For the business owner, that means when a referral source is talking to a prospect, they can articulate exactly why your approach is different and valuable.

It means people can represent you accurately when you're not there. They know what you stand for. They can describe your methodology. They understand what makes you different.

And they choose you—for the promotion, for the opportunity, for the engagement—because of that known perspective.

The Visibility You're Missing

Most talented professionals I work with don't lack capability. They lack clarity on what they want to be known for.

Ask yourself:

  • What's the strategic perspective you bring that others don't?
  • If someone were recommending you for a major opportunity, what would they say makes you different?
  • What do you want to be the go-to expert for in your field?
  • When people talk about you in rooms you're not in, what do you want them to say?

If you're hesitating on those answers, that's your visibility gap.

It's not that you don't have a perspective. It's that you haven't claimed it clearly enough for others to carry it forward.

Why This Matters More Now

The VP I mentioned? She'd been delivering exceptional results for seven years. But when the C-suite role opened up, it went to someone from outside the organization. Someone with visibility in the industry. Someone whose strategic perspective was already known.

The business owner? She was booked solid with referrals but couldn't scale. Every new client required the same lengthy explanation of her approach. Every opportunity was starting from zero.

Both hit the same ceiling: their expertise couldn't grow beyond the people who already knew them.

And that ceiling exists whether you're climbing corporate or building a business. It's the point where talent alone stops being enough.

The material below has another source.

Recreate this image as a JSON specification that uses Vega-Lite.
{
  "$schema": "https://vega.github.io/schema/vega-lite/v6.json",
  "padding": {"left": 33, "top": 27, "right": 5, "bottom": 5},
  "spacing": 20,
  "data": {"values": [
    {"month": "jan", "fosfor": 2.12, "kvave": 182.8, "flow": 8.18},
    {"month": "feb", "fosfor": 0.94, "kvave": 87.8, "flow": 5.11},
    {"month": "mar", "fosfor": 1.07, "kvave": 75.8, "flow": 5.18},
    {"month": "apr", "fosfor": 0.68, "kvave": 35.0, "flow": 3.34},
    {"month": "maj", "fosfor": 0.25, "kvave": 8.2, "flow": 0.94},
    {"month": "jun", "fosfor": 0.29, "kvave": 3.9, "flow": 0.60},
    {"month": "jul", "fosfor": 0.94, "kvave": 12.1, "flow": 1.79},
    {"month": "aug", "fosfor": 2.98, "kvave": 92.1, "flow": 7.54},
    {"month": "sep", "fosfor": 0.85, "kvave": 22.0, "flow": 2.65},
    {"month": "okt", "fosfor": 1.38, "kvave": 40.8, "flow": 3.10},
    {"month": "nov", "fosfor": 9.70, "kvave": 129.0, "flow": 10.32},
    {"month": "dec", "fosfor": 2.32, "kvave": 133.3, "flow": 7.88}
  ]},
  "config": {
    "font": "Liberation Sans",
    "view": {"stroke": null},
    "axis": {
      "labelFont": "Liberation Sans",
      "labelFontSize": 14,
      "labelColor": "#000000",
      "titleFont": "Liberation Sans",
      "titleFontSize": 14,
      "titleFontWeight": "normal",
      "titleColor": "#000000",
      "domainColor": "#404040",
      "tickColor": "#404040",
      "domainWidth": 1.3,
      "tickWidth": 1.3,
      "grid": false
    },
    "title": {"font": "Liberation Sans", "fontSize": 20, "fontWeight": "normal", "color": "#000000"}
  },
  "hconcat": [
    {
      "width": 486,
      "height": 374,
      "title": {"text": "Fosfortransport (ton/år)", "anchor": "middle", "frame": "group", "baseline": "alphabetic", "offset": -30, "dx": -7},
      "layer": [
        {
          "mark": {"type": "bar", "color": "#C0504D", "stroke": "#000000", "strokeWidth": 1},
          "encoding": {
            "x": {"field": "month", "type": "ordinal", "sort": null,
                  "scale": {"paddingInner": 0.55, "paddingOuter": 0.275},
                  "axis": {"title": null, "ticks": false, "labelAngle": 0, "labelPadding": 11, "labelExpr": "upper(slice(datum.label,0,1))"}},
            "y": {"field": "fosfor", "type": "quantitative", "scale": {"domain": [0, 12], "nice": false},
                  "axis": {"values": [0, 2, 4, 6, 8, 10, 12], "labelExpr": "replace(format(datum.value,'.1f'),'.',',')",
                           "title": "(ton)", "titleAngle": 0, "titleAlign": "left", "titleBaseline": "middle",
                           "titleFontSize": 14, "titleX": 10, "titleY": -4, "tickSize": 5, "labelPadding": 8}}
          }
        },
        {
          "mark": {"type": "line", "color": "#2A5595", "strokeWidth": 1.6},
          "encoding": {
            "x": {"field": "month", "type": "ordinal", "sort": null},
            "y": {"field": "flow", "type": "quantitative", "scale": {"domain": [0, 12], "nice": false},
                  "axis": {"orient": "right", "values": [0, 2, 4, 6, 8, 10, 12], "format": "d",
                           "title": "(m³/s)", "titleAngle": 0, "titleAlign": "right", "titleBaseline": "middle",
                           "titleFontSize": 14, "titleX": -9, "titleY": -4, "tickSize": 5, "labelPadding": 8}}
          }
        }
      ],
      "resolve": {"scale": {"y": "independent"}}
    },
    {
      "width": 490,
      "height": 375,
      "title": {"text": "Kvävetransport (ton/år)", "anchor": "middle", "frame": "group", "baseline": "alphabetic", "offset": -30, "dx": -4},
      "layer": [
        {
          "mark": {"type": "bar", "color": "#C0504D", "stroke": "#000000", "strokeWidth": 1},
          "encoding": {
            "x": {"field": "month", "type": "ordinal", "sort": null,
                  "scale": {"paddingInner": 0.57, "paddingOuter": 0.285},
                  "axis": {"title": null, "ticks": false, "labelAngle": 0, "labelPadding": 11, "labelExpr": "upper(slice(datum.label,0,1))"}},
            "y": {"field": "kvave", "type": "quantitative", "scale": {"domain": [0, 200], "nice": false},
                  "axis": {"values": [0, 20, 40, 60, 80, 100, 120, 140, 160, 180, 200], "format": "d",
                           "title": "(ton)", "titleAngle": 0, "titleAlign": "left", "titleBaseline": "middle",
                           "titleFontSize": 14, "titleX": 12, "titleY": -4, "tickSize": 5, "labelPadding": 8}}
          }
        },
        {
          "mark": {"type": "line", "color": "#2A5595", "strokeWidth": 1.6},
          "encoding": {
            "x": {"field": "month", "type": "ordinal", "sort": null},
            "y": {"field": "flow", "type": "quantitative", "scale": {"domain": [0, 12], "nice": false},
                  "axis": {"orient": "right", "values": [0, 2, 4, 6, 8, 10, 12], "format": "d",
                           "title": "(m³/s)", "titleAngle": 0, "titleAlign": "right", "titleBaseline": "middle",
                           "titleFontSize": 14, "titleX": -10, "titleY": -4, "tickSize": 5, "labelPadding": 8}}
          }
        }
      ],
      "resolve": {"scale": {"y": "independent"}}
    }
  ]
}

What Changes When You're Known

When you have strategic visibility, everything shifts:

In leadership contexts:

  • You're invited into conversations before decisions are made, not after
  • Your name comes up for opportunities you didn't apply for
  • People seek your perspective on critical issues
  • Your influence extends beyond your direct team

In business contexts:

  • Prospects arrive already understanding your approach
  • Referrals convert faster because people can articulate your value
  • You're chosen for your perspective, not just your credentials
  • Opportunities compound instead of starting from scratch each time

In both contexts: You stop being the best-kept secret in your field and start being the known expert you actually are.

The Work Required

Building visibility requires two things most talented professionals resist:

1. Claiming a specific perspective

Not "I'm good at leadership" or "I help people succeed." But a clear, specific lens through which you see your field. A methodology that's identifiably yours. A position that makes you referable.

This feels risky. What if you're wrong? What if it's not unique enough? What if it limits opportunities?

But here's the truth: being generically good at everything makes you specifically known for nothing.

2. Consistent expression of that perspective

Once you're clear on what you want to be known for, you have to actually communicate it. Not once. Not occasionally. Consistently.

Through how you show up in meetings. Through the content you create. Through the conversations you have. Through the way you frame your expertise.

This feels repetitive to you. You've said this before. People must be tired of hearing it.

But your audience needs that repetition. They're not thinking about you as much as you think they are. They need multiple touchpoints before your perspective becomes known and referable.

You're Too Good to Be This Unknown

If you're exceptional at what you do but stuck at a plateau—whether that's a career ceiling or a revenue ceiling—the issue probably isn't your capability.

It's that your capability is still a secret to the people who need to know about it.

Not because you're not good enough. But because you haven't built the strategic visibility that makes you known beyond your current circle.

The good news? You don't need to become someone else to do that.

You need to become more clearly yourself—and known for it.

That's the visibility work that actually creates the next level. Not louder tactics. Not aggressive self-promotion.

Just strategic clarity about what you want to be known for, and consistent expression of that perspective until it precedes you into rooms you're not in yet.

That's when talented professionals stop being secrets and start being sought after.